[Start]
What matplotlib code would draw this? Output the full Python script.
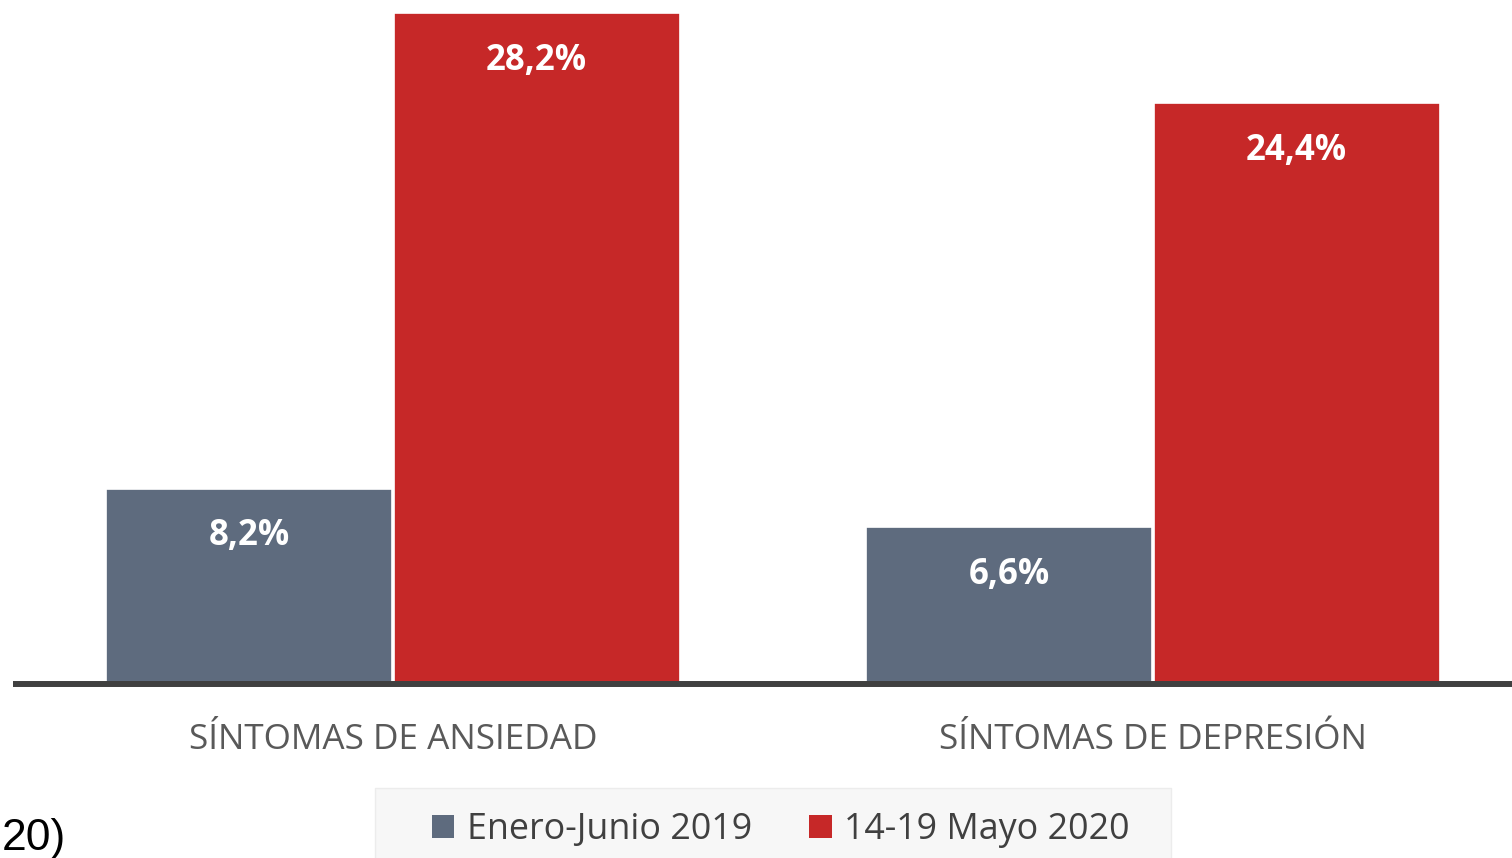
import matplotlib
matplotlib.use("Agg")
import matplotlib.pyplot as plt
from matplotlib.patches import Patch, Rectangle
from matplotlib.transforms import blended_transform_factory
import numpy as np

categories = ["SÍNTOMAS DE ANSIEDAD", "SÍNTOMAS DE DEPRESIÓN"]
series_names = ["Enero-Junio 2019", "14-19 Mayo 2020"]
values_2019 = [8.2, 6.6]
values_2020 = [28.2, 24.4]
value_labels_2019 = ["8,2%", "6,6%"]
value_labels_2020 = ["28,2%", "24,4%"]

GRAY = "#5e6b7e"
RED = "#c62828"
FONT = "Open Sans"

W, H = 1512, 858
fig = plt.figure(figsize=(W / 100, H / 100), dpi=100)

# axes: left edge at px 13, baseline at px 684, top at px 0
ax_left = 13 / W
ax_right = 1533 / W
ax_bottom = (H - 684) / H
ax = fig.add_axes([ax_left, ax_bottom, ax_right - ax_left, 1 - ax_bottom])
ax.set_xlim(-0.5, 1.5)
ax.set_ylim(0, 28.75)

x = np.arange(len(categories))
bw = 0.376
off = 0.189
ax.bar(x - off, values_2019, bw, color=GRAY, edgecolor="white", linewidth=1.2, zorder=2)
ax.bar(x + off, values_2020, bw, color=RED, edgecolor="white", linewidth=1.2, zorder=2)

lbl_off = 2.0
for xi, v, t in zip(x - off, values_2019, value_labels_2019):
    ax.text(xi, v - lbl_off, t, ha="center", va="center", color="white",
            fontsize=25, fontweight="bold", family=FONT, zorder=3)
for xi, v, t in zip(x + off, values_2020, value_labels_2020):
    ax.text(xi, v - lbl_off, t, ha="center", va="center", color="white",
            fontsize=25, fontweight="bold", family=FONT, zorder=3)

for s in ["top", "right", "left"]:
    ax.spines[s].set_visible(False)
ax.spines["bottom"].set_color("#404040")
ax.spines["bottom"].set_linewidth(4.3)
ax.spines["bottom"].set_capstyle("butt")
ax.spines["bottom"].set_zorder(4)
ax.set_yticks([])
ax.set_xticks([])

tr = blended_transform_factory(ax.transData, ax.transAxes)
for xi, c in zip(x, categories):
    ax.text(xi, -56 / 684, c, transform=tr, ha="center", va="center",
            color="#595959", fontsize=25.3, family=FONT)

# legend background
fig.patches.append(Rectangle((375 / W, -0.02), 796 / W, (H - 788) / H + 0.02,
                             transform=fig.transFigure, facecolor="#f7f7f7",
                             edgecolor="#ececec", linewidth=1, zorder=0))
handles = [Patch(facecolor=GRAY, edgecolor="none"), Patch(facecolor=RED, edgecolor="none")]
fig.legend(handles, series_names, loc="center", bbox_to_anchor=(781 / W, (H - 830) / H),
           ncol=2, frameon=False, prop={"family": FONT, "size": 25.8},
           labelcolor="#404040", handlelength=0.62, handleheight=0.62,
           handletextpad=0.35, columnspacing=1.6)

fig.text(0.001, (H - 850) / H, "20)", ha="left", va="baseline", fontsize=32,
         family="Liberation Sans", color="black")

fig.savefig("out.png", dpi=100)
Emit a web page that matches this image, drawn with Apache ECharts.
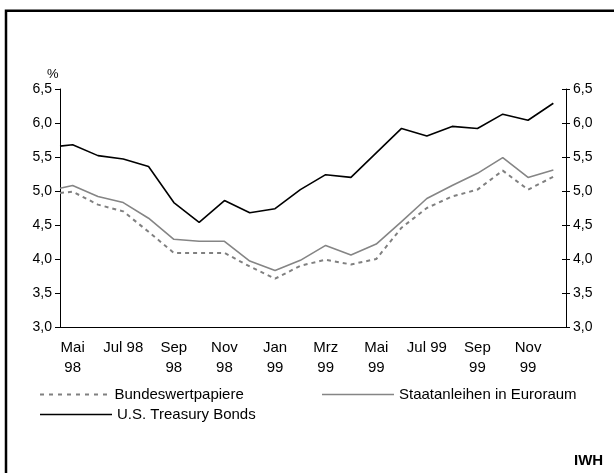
[End]
**Objective:** Reproduce every line above as written, skipping pictures.

**Exercise solution:**
What matplotlib code would draw this? Output the full Python script.
import matplotlib
matplotlib.use("Agg")
import matplotlib.pyplot as plt
from matplotlib.patches import Patch, Rectangle
from matplotlib.transforms import blended_transform_factory
import numpy as np

categories = ["SÍNTOMAS DE ANSIEDAD", "SÍNTOMAS DE DEPRESIÓN"]
series_names = ["Enero-Junio 2019", "14-19 Mayo 2020"]
values_2019 = [8.2, 6.6]
values_2020 = [28.2, 24.4]
value_labels_2019 = ["8,2%", "6,6%"]
value_labels_2020 = ["28,2%", "24,4%"]

GRAY = "#5e6b7e"
RED = "#c62828"
FONT = "Open Sans"

W, H = 1512, 858
fig = plt.figure(figsize=(W / 100, H / 100), dpi=100)

# axes: left edge at px 13, baseline at px 684, top at px 0
ax_left = 13 / W
ax_right = 1533 / W
ax_bottom = (H - 684) / H
ax = fig.add_axes([ax_left, ax_bottom, ax_right - ax_left, 1 - ax_bottom])
ax.set_xlim(-0.5, 1.5)
ax.set_ylim(0, 28.75)

x = np.arange(len(categories))
bw = 0.376
off = 0.189
ax.bar(x - off, values_2019, bw, color=GRAY, edgecolor="white", linewidth=1.2, zorder=2)
ax.bar(x + off, values_2020, bw, color=RED, edgecolor="white", linewidth=1.2, zorder=2)

lbl_off = 2.0
for xi, v, t in zip(x - off, values_2019, value_labels_2019):
    ax.text(xi, v - lbl_off, t, ha="center", va="center", color="white",
            fontsize=25, fontweight="bold", family=FONT, zorder=3)
for xi, v, t in zip(x + off, values_2020, value_labels_2020):
    ax.text(xi, v - lbl_off, t, ha="center", va="center", color="white",
            fontsize=25, fontweight="bold", family=FONT, zorder=3)

for s in ["top", "right", "left"]:
    ax.spines[s].set_visible(False)
ax.spines["bottom"].set_color("#404040")
ax.spines["bottom"].set_linewidth(4.3)
ax.spines["bottom"].set_capstyle("butt")
ax.spines["bottom"].set_zorder(4)
ax.set_yticks([])
ax.set_xticks([])

tr = blended_transform_factory(ax.transData, ax.transAxes)
for xi, c in zip(x, categories):
    ax.text(xi, -56 / 684, c, transform=tr, ha="center", va="center",
            color="#595959", fontsize=25.3, family=FONT)

# legend background
fig.patches.append(Rectangle((375 / W, -0.02), 796 / W, (H - 788) / H + 0.02,
                             transform=fig.transFigure, facecolor="#f7f7f7",
                             edgecolor="#ececec", linewidth=1, zorder=0))
handles = [Patch(facecolor=GRAY, edgecolor="none"), Patch(facecolor=RED, edgecolor="none")]
fig.legend(handles, series_names, loc="center", bbox_to_anchor=(781 / W, (H - 830) / H),
           ncol=2, frameon=False, prop={"family": FONT, "size": 25.8},
           labelcolor="#404040", handlelength=0.62, handleheight=0.62,
           handletextpad=0.35, columnspacing=1.6)

fig.text(0.001, (H - 850) / H, "20)", ha="left", va="baseline", fontsize=32,
         family="Liberation Sans", color="black")

fig.savefig("out.png", dpi=100)
Emit a web page that matches this image, drawn with Apache ECharts.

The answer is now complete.